What you will do – Write out the listing, please, but only from its first line through the line containing "const lambdaHalfUm = 0.532;", exactly as given and without pictures.

================

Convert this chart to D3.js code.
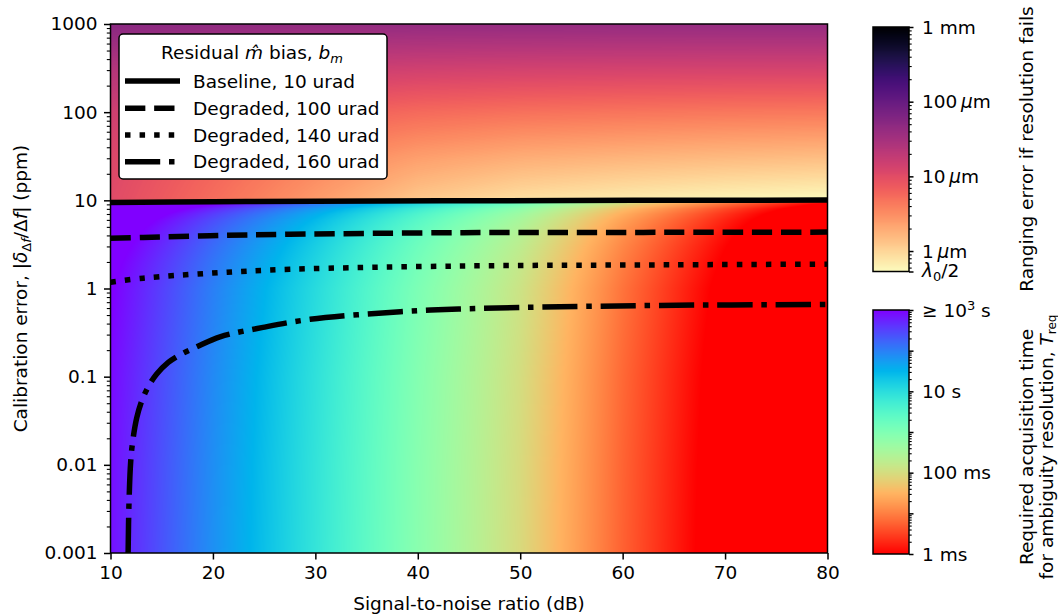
<!DOCTYPE html>
<html>
<head>
<meta charset="utf-8">
<script src="https://cdn.jsdelivr.net/npm/d3@7"></script>
<style>
  body { margin: 0; background: #fff; }
  text { font-family: "DejaVu Sans", sans-serif; font-size: 18.5px; fill: #000; }
</style>
</head>
<body>
<svg id="chart" width="1058" height="614"></svg>
<script>
// ---- data ----
const snrGrid = [10, 20, 30, 40, 50, 60, 70, 80];              // dB
// required acquisition time at small calibration error (s)
const treqSec = [760, 71, 7.6, 0.76, 0.089, 0.0056, 0.0005, 0.00005];
// extra time (decades) when calibration error eats the margin
const treqCal = [0.001, 0.01, 0.1, 0.3, 1, 2, 3, 4, 5, 6, 7, 8, 9, 9.5, 10.2];
const treqLift = [0, 0.02, 0.06, 0.1, 0.15, 0.24, 0.32, 0.4, 0.48, 0.57, 0.69, 0.86, 1.15, 1.4, 1.9];
// ranging error if resolution fails (um), rows = rangeCal, cols = snrGrid
const rangeCal = [10, 30, 100, 300, 1000];
const rangeErrUm = [
  [10.5, 5.3, 2.6, 1.25, 0.85, 0.7, 0.6, 0.54],
  [11.5, 6.4, 3.7, 2.4, 1.9, 1.7, 1.55, 1.45],
  [15, 9.8, 7.0, 5.6, 5.0, 4.7, 4.5, 4.4],
  [24, 18.5, 15.5, 14, 13.3, 13, 12.8, 12.7],
  [52, 47, 44.5, 43, 42.5, 42.2, 42, 41.9]
];
const lambdaHalfUm = 0.532;

// residual m-hat bias curves (SNR dB, calibration error ppm)
const baselineSnr = [10, 20, 30, 45, 62, 80];
const baselineCal = [9.44, 9.65, 9.78, 9.9, 10.0, 10.08];
const deg100Snr = [10, 13.2, 19.7, 27.5, 44.4, 62, 80];
const deg100Cal = [3.71, 3.8, 3.97, 4.12, 4.3, 4.33, 4.36];
const deg140Snr = [10, 13.2, 19.7, 27.5, 44.4, 62, 80];
const deg140Cal = [1.18, 1.31, 1.49, 1.65, 1.8, 1.85, 1.89];
const deg160Snr = [11.72, 11.8, 11.97, 12.17, 12.56, 13.05, 13.69, 14.51, 15.64, 16.79, 18.42, 20.69, 24.89, 29.48, 38.3, 44, 52, 63.6, 80];
const deg160Cal = [0.001, 0.0035, 0.0108, 0.0185, 0.034, 0.053, 0.077, 0.107, 0.145, 0.177, 0.218, 0.283, 0.362, 0.447, 0.545, 0.585, 0.615, 0.643, 0.66];

const legendLabels = ["Baseline, 10 urad", "Degraded, 100 urad", "Degraded, 140 urad", "Degraded, 160 urad"];
const xTicks = [10, 20, 30, 40, 50, 60, 70, 80];
const yTicks = [0.001, 0.01, 0.1, 1, 10, 100, 1000];
const yTickLabels = ["0.001", "0.01", "0.1", "1", "10", "100", "1000"];

// ---- layout ----
const svg = d3.select("#chart");
const pL = 110.5, pR = 827.5, pT = 24, pB = 553;
const x = d3.scaleLinear().domain([10, 80]).range([pL, pR]);
const y = d3.scaleLog().domain([0.001, 1000]).range([pB, pT]);

// colormaps
function rainbow(t) {
  const c = v => Math.max(0, Math.min(1, v));
  return [c(Math.abs(2 * t - 0.5)) * 255, c(Math.sin(Math.PI * t)) * 255, c(Math.cos(Math.PI * t / 2)) * 255];
}
const magmaLut = d3.range(256).map(i => { const c = d3.rgb(d3.interpolateMagma(i / 255)); return [c.r, c.g, c.b]; });
const magma = t => magmaLut[Math.round(Math.max(0, Math.min(1, t)) * 255)];

const clamp01 = v => Math.max(0, Math.min(1, v));
const timeColor = logT => rainbow(1 - clamp01((logT + 3) / 6));
const rangeSpan = 3 - Math.log10(lambdaHalfUm);
const rangeColor = logE => magma((3 - logE) / rangeSpan);

// interpolators
const baseLogT = d3.scaleLinear().domain(snrGrid).range(treqSec.map(Math.log10)).clamp(true);
const liftT = d3.scaleLog().domain(treqCal).range(treqLift).clamp(true);
const boundary = d3.scaleLinear().domain(baselineSnr).range(baselineCal).clamp(true);
const rowScales = rangeErrUm.map(row => d3.scaleLinear().domain(snrGrid).range(row.map(Math.log10)).clamp(true));

// ---- heat map ----
const cw = Math.round(pR - pL), ch = Math.round(pB - pT);
const canvas = document.createElement("canvas");
canvas.width = cw; canvas.height = ch;
const ctx = canvas.getContext("2d");
const img = ctx.createImageData(cw, ch);
for (let i = 0; i < cw; i++) {
  const snr = x.invert(pL + i + 0.5);
  const cb = boundary(snr);
  const bT = baseLogT(snr);
  const colE = d3.scaleLog().domain(rangeCal).range(rowScales.map(s => s(snr))).clamp(true);
  for (let j = 0; j < ch; j++) {
    const cal = y.invert(pT + j + 0.5);
    const col = cal >= cb ? rangeColor(colE(cal)) : timeColor(bT + liftT(cal));
    const k = (j * cw + i) * 4;
    img.data[k] = col[0]; img.data[k + 1] = col[1]; img.data[k + 2] = col[2]; img.data[k + 3] = 255;
  }
}
ctx.putImageData(img, 0, 0);
svg.append("image").attr("x", pL).attr("y", pT).attr("width", cw).attr("height", ch)
  .attr("preserveAspectRatio", "none").attr("href", canvas.toDataURL());

// ---- curves ----
svg.append("clipPath").attr("id", "clip").append("rect")
  .attr("x", pL).attr("y", pT).attr("width", pR - pL).attr("height", pB - pT);
const line = d3.line().x(d => x(d[0])).y(d => y(d[1])).curve(d3.curveCatmullRom);
const lw = 5.5;
const dashes = [null, [3.7 * lw, 1.6 * lw], [1 * lw, 1.65 * lw], [6.4 * lw, 1.6 * lw, 1 * lw, 1.6 * lw]];
const curves = [
  d3.zip(baselineSnr, baselineCal), d3.zip(deg100Snr, deg100Cal),
  d3.zip(deg140Snr, deg140Cal), d3.zip(deg160Snr, deg160Cal)
];
const gCurves = svg.append("g").attr("clip-path", "url(#clip)");
curves.forEach((pts, i) => {
  gCurves.append("path").attr("d", line(pts)).attr("fill", "none").attr("stroke", "#000")
    .attr("stroke-width", lw).attr("stroke-dasharray", dashes[i] ? dashes[i].join(",") : null);
});

// ---- axes ----
const gx = svg.append("g").attr("transform", `translate(0,${pB})`)
  .call(d3.axisBottom(x).tickValues(xTicks).tickFormat(d3.format("d")).tickSize(6.5).tickPadding(6.5).tickSizeOuter(0));
const yMinor = [];
for (let e = -3; e < 3; e++) for (let m = 2; m <= 9; m++) yMinor.push(m * Math.pow(10, e));
const gyMinor = svg.append("g").attr("transform", `translate(${pL},0)`)
  .call(d3.axisLeft(y).tickValues(yMinor).tickFormat("").tickSize(3.7).tickSizeOuter(0));
const gy = svg.append("g").attr("transform", `translate(${pL},0)`)
  .call(d3.axisLeft(y).tickValues(yTicks).tickFormat((d, i) => yTickLabels[i]).tickSize(6.5).tickPadding(6.5).tickSizeOuter(0));
[gx, gy, gyMinor].forEach(g => {
  g.select(".domain").remove();
  g.selectAll("line").attr("stroke", "#000").attr("stroke-width", 1.5);
  g.selectAll("text").attr("font-family", "DejaVu Sans").attr("font-size", 18.5).attr("fill", "#000");
});
gyMinor.selectAll("line").attr("stroke-width", 1.1);
svg.append("rect").attr("x", pL).attr("y", pT).attr("width", pR - pL).attr("height", pB - pT)
  .attr("fill", "none").attr("stroke", "#000").attr("stroke-width", 1.5);

svg.append("text").attr("x", (pL + pR) / 2).attr("y", 610).attr("text-anchor", "middle")
  .text("Signal-to-noise ratio (dB)");

const yl = svg.append("text").attr("transform", `translate(27,${(pT + pB) / 2}) rotate(-90)`).attr("text-anchor", "middle");
yl.append("tspan").text("Calibration error, |");
yl.append("tspan").attr("font-style", "italic").text("δ");
yl.append("tspan").attr("font-size", 13).attr("dy", 4).text("Δ");
yl.append("tspan").attr("font-size", 13).attr("font-style", "italic").text("f");
yl.append("tspan").attr("dy", -4).text("/Δ");
yl.append("tspan").attr("font-style", "italic").text("f");
yl.append("tspan").text("| (ppm)");

// ---- legend ----
const lg = svg.append("g");
lg.append("rect").attr("x", 119).attr("y", 34).attr("width", 268).attr("height", 145).attr("rx", 4)
  .attr("fill", "#fff").attr("stroke", "#000").attr("stroke-width", 1.5);
const lt = lg.append("text").attr("x", 252).attr("y", 59).attr("text-anchor", "middle");
lt.append("tspan").text("Residual ");
lt.append("tspan").attr("font-style", "italic").text("m\u0302");
lt.append("tspan").text(" bias, ");
lt.append("tspan").attr("font-style", "italic").text("b");
lt.append("tspan").attr("font-style", "italic").attr("font-size", 13).attr("dy", 4).text("m");
const rowY = [81, 108.3, 135, 161.7];
legendLabels.forEach((lab, i) => {
  lg.append("line").attr("x1", 125).attr("x2", 180).attr("y1", rowY[i]).attr("y2", rowY[i])
    .attr("stroke", "#000").attr("stroke-width", lw).attr("stroke-dasharray", dashes[i] ? dashes[i].join(",") : null);
  lg.append("text").attr("x", 193).attr("y", rowY[i] + 6.7).text(lab);
});

// ---- colorbars ----
const cbL = 873, cbR = 909;
function drawBar(y0, y1, colorAt) {
  const h = Math.round(y1 - y0);
  const c = document.createElement("canvas"); c.width = 1; c.height = h;
  const cx = c.getContext("2d"); const im = cx.createImageData(1, h);
  for (let j = 0; j < h; j++) {
    const col = colorAt((j + 0.5) / h);
    im.data[j * 4] = col[0]; im.data[j * 4 + 1] = col[1]; im.data[j * 4 + 2] = col[2]; im.data[j * 4 + 3] = 255;
  }
  cx.putImageData(im, 0, 0);
  svg.append("image").attr("x", cbL).attr("y", y0).attr("width", cbR - cbL).attr("height", y1 - y0)
    .attr("preserveAspectRatio", "none").attr("href", c.toDataURL());
  svg.append("rect").attr("x", cbL).attr("y", y0).attr("width", cbR - cbL).attr("height", y1 - y0)
    .attr("fill", "none").attr("stroke", "#000").attr("stroke-width", 1.5);
}
function barTicks(scale, values, len) {
  const g = svg.append("g").attr("transform", `translate(${cbR},0)`)
    .call(d3.axisRight(scale).tickValues(values).tickFormat("").tickSize(len).tickSizeOuter(0));
  g.select(".domain").remove();
  g.selectAll("line").attr("stroke", "#000").attr("stroke-width", len > 4 ? 1.5 : 1.1);
}
function barLabel(yy, parts) {
  const t = svg.append("text").attr("x", 922).attr("y", yy + 6.7);
  parts.forEach(p => {
    const s = t.append("tspan").text(p.t);
    if (p.it) s.attr("font-style", "italic");
    if (p.fs) s.attr("font-size", p.fs);
    if (p.dy) s.attr("dy", p.dy);
  });
}

// ranging error bar
const cbRange = d3.scaleLog().domain([lambdaHalfUm, 1000]).range([271.5, 27]);
drawBar(27, 271.5, f => rangeColor(Math.log10(cbRange.invert(27 + f * (271.5 - 27)))));
const rMinor = [0.6, 0.7, 0.8, 0.9];
for (let e = 0; e < 3; e++) for (let m = 2; m <= 9; m++) rMinor.push(m * Math.pow(10, e));
barTicks(cbRange, rMinor, 2.7);
barTicks(cbRange, [lambdaHalfUm, 1, 10, 100, 1000], 4.5);
barLabel(cbRange(1000), [{t: "1 mm"}]);
barLabel(cbRange(100), [{t: "100\u2009"}, {t: "μ", it: true}, {t: "m"}]);
barLabel(cbRange(10), [{t: "10\u2009"}, {t: "μ", it: true}, {t: "m"}]);
barLabel(cbRange(1), [{t: "1\u2009"}, {t: "μ", it: true}, {t: "m"}]);
barLabel(cbRange(lambdaHalfUm) - 1.5, [{t: "λ", it: true}, {t: "0", fs: 13, dy: 4}, {t: "/2", dy: -4}]);
svg.append("text").attr("transform", "translate(1033,149) rotate(-90)").attr("text-anchor", "middle")
  .text("Ranging error if resolution fails");

// acquisition time bar
const cbTime = d3.scaleLog().domain([1e-3, 1e3]).range([554, 310]);
drawBar(310, 554, f => timeColor(Math.log10(cbTime.invert(310 + f * (554 - 310)))));
const tMinor = [];
for (let e = -3; e < 3; e++) for (let m = 2; m <= 9; m++) tMinor.push(m * Math.pow(10, e));
barTicks(cbTime, tMinor, 2.7);
barTicks(cbTime, [1e-3, 1e-2, 1e-1, 1, 10, 100, 1000], 4.5);
barLabel(cbTime(1000), [{t: "≥ 10"}, {t: "3", fs: 13, dy: -7}, {t: " s", dy: 7}]);
barLabel(cbTime(10), [{t: "10 s"}]);
barLabel(cbTime(0.1), [{t: "100 ms"}]);
barLabel(cbTime(0.001), [{t: "1 ms"}]);
const tl = svg.append("text").attr("transform", "translate(1033,447) rotate(-90)").attr("text-anchor", "middle");
tl.append("tspan").text("Required acquisition time");
const tl2 = svg.append("text").attr("transform", "translate(1053,447) rotate(-90)").attr("text-anchor", "middle");
tl2.append("tspan").text("for ambiguity resolution, ");
tl2.append("tspan").attr("font-style", "italic").text("T");
tl2.append("tspan").attr("font-size", 12).attr("dy", 3).text("req");
</script>
</body>
</html>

================

Correct output –
Convert this chart to D3.js code.
<!DOCTYPE html>
<html>
<head>
<meta charset="utf-8">
<script src="https://cdn.jsdelivr.net/npm/d3@7"></script>
<style>
  body { margin: 0; background: #fff; }
  text { font-family: "DejaVu Sans", sans-serif; font-size: 18.5px; fill: #000; }
</style>
</head>
<body>
<svg id="chart" width="1058" height="614"></svg>
<script>
// ---- data ----
const snrGrid = [10, 20, 30, 40, 50, 60, 70, 80];              // dB
// required acquisition time at small calibration error (s)
const treqSec = [760, 71, 7.6, 0.76, 0.089, 0.0056, 0.0005, 0.00005];
// extra time (decades) when calibration error eats the margin
const treqCal = [0.001, 0.01, 0.1, 0.3, 1, 2, 3, 4, 5, 6, 7, 8, 9, 9.5, 10.2];
const treqLift = [0, 0.02, 0.06, 0.1, 0.15, 0.24, 0.32, 0.4, 0.48, 0.57, 0.69, 0.86, 1.15, 1.4, 1.9];
// ranging error if resolution fails (um), rows = rangeCal, cols = snrGrid
const rangeCal = [10, 30, 100, 300, 1000];
const rangeErrUm = [
  [10.5, 5.3, 2.6, 1.25, 0.85, 0.7, 0.6, 0.54],
  [11.5, 6.4, 3.7, 2.4, 1.9, 1.7, 1.55, 1.45],
  [15, 9.8, 7.0, 5.6, 5.0, 4.7, 4.5, 4.4],
  [24, 18.5, 15.5, 14, 13.3, 13, 12.8, 12.7],
  [52, 47, 44.5, 43, 42.5, 42.2, 42, 41.9]
];
const lambdaHalfUm = 0.532;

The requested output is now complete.